Le vicende dei tre ragazzi hanno dinamiche in cui la regia stimola la nostra capacità  di previsione mentre per quella degli adulti tifiamo, anche in relazione al loro essere maturamente diretti nel rapporto, di una genuina esattezza di lettura di ciò in cui non si vuole ricadere. Le pregresse esperienze li hanno resi saggiamente attenti ad essere sfacciatamente se stessi, soprattutto evidente nella bella interpretazione della protagonista, anche se, non da meno, pur se con altre espressività il protagonista.

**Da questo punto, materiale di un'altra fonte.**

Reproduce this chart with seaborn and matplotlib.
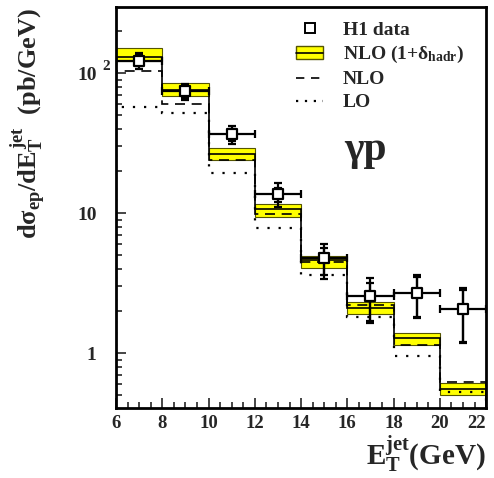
import numpy as np
import seaborn as sns
import matplotlib
matplotlib.use("Agg")
import matplotlib.pyplot as plt
from matplotlib.patches import Patch
from matplotlib.lines import Line2D
from matplotlib.ticker import FixedLocator, LogLocator, MultipleLocator, NullFormatter

# bin edges in E_T^jet (GeV)
edges = [6, 8, 10, 12, 14, 16, 18, 20, 22]
centers = [7, 9, 11, 13, 15, 17, 19, 21]

# H1 data with total error range
data_y = [123, 74, 36.7, 13.7, 4.77, 2.55, 2.68, 2.06]
data_hi = [139, 84, 41.8, 16.4, 6.0, 3.43, 3.6, 2.91]
data_lo = [107, 64, 31.0, 11.0, 3.38, 1.64, 1.78, 1.18]
data_stat_hi = [134, 81, 40.0, 15.2, 5.6, 3.2, 3.5, 2.85]
data_stat_lo = [112, 67, 33.0, 12.0, 3.6, 1.7, 1.8, 1.2]

# NLO x (1 + delta_hadr) band
nlo_had = [130, 75.6, 26.4, 10.7, 4.6, 2.1, 1.28, 0.56]
nlo_had_hi = [151, 85, 29.0, 11.6, 4.93, 2.31, 1.39, 0.61]
nlo_had_lo = [122, 68.5, 23.9, 9.36, 4.05, 1.9, 1.14, 0.50]

# pure NLO and LO
nlo = [103, 60, 24.0, 9.84, 4.47, 2.2, 1.14, 0.62]
lo = [57, 52, 19.3, 7.8, 3.6, 1.81, 0.95, 0.53]

y_ticks = [1, 10, 100]
y_ticklabels = ["1", "10", "10"]

sns.set_style("ticks")
plt.rcParams["font.family"] = ["Liberation Serif", "DejaVu Serif"]
plt.rcParams["font.weight"] = "bold"
plt.rcParams["mathtext.fontset"] = "custom"
plt.rcParams["mathtext.rm"] = "Liberation Serif:bold"
plt.rcParams["mathtext.it"] = "Liberation Serif:bold"
plt.rcParams["mathtext.bf"] = "Liberation Serif:bold"

fig = plt.figure(figsize=(4.94, 4.78), dpi=100)
ax = fig.add_axes([0.235, 0.146, 0.749, 0.839])

e = np.array(edges)
lo_b = np.array(nlo_had_lo)
hi_b = np.array(nlo_had_hi)

# yellow band per bin
ax.bar(e[:-1], hi_b - lo_b, bottom=lo_b, width=np.diff(e), align="edge",
       color="#ffff00", edgecolor="#555500", linewidth=0.8, zorder=2)
ax.stairs(nlo_had, edges, color="black", linewidth=1.2, zorder=3)
ax.stairs(nlo, edges, color="black", linewidth=1.2, linestyle=(0, (6, 4)), zorder=3)
ax.stairs(lo, edges, color="black", linewidth=1.6, linestyle=(0, (1, 4)), zorder=3)

# data points (total and stat errors)
xerr = np.diff(e) / 2
yd = np.array(data_y)
ax.errorbar(centers, data_y, xerr=xerr,
            yerr=[yd - np.array(data_lo), np.array(data_hi) - yd],
            fmt="none", ecolor="black", elinewidth=1.6, capsize=3, capthick=1.6, zorder=4)
ax.errorbar(centers, data_y,
            yerr=[yd - np.array(data_stat_lo), np.array(data_stat_hi) - yd],
            fmt="none", ecolor="black", elinewidth=1.6, capsize=3, capthick=1.6, zorder=4)
sns.scatterplot(x=centers, y=data_y, marker="s", s=60, facecolor="white",
                edgecolor="black", linewidth=1.6, zorder=5, ax=ax)

ax.set_yscale("log")
ax.set_xlim(6, 22)
ax.set_ylim(0.405, 296)

ax.yaxis.set_major_locator(FixedLocator(y_ticks))
ax.set_yticklabels(y_ticklabels)
ax.yaxis.set_minor_locator(LogLocator(base=10, subs=np.arange(2, 10)))
ax.yaxis.set_minor_formatter(NullFormatter())
ax.set_xticks(edges)
ax.xaxis.set_minor_locator(MultipleLocator(0.5))

ax.tick_params(which="both", direction="in", width=1.2)
ax.tick_params(which="major", length=7)
ax.tick_params(axis="y", which="major", pad=14, labelsize=14)
ax.tick_params(axis="x", which="major", pad=5, labelsize=13.5)
ax.tick_params(which="minor", length=4)
for lab in ax.get_xticklabels() + ax.get_yticklabels():
    lab.set_fontweight("bold")
xl = ax.get_xticklabels()
xl[-1].set_horizontalalignment("right")
xl[-1].set_x(22.3)
for s in ax.spines.values():
    s.set_linewidth(2)
    s.set_color("black")

# exponent of the 10^2 label, detached like the original
ax.text(-0.016, 100, "2", transform=ax.get_yaxis_transform(), fontsize=11,
        fontweight="bold", ha="right", va="bottom")

ax.set_ylabel(r"d$\sigma_{ep}$/dE$_{T}^{\,jet}$  (pb/GeV)", fontsize=19,
              fontweight="bold", loc="top")
ax.yaxis.set_label_coords(-0.185, 0.998)
ax.set_xlabel(r"E$_T^{jet}$(GeV)", fontsize=21, fontweight="bold", loc="right", labelpad=1)

handles = [
    Line2D([], [], marker="s", color="none", markerfacecolor="white",
           markeredgecolor="black", markersize=7, markeredgewidth=1.4),
    (Patch(facecolor="#ffff00", edgecolor="#555500"),
     Line2D([], [], color="black", linewidth=1.2)),
    Line2D([], [], color="black", linewidth=1.2, linestyle=(0, (5, 4))),
    Line2D([], [], color="black", linewidth=1.6, linestyle=(0, (1, 3))),
]
labels = ["H1 data", r"NLO (1+$\delta_{hadr}$)", "NLO", "LO"]
ax.legend(handles, labels, loc="upper left", bbox_to_anchor=(0.486, 0.965),
          frameon=False, handlelength=1.4, handletextpad=1.0,
          labelspacing=0.28, borderaxespad=0, borderpad=0,
          prop={"weight": "bold", "size": 14, "family": "Liberation Serif"})

ax.text(0.673, 0.645, "γp", transform=ax.transAxes, fontsize=30,
        fontweight="bold", ha="center", va="center")

fig.savefig("out.png", dpi=100)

Cosa resta da dire, oltre il classico invito a non perderlo? C’è: che non sembrano gli anni ottanta, tanto sono moderni e diretti i dialoghi ed i rapporti tra i protagonisti. Eppure questi rapporti sono proprio così, senza tempo, quindi: non dovremmo stupirci di guardarli come se si svolgessero nel nostro tempo. 

Non secondario che appaia il primo telefono mobile, novità per pochissimi al tempo e che ci aiuta a riflettere su quanto il nostro compagno più presente di oggi, complica la nostra liberazione da condizionamenti... la difficoltà di guardasi negli occhi, soprattutto.

È raro capirsi, non perdiamo mai di vivere questa magnifica esperienza.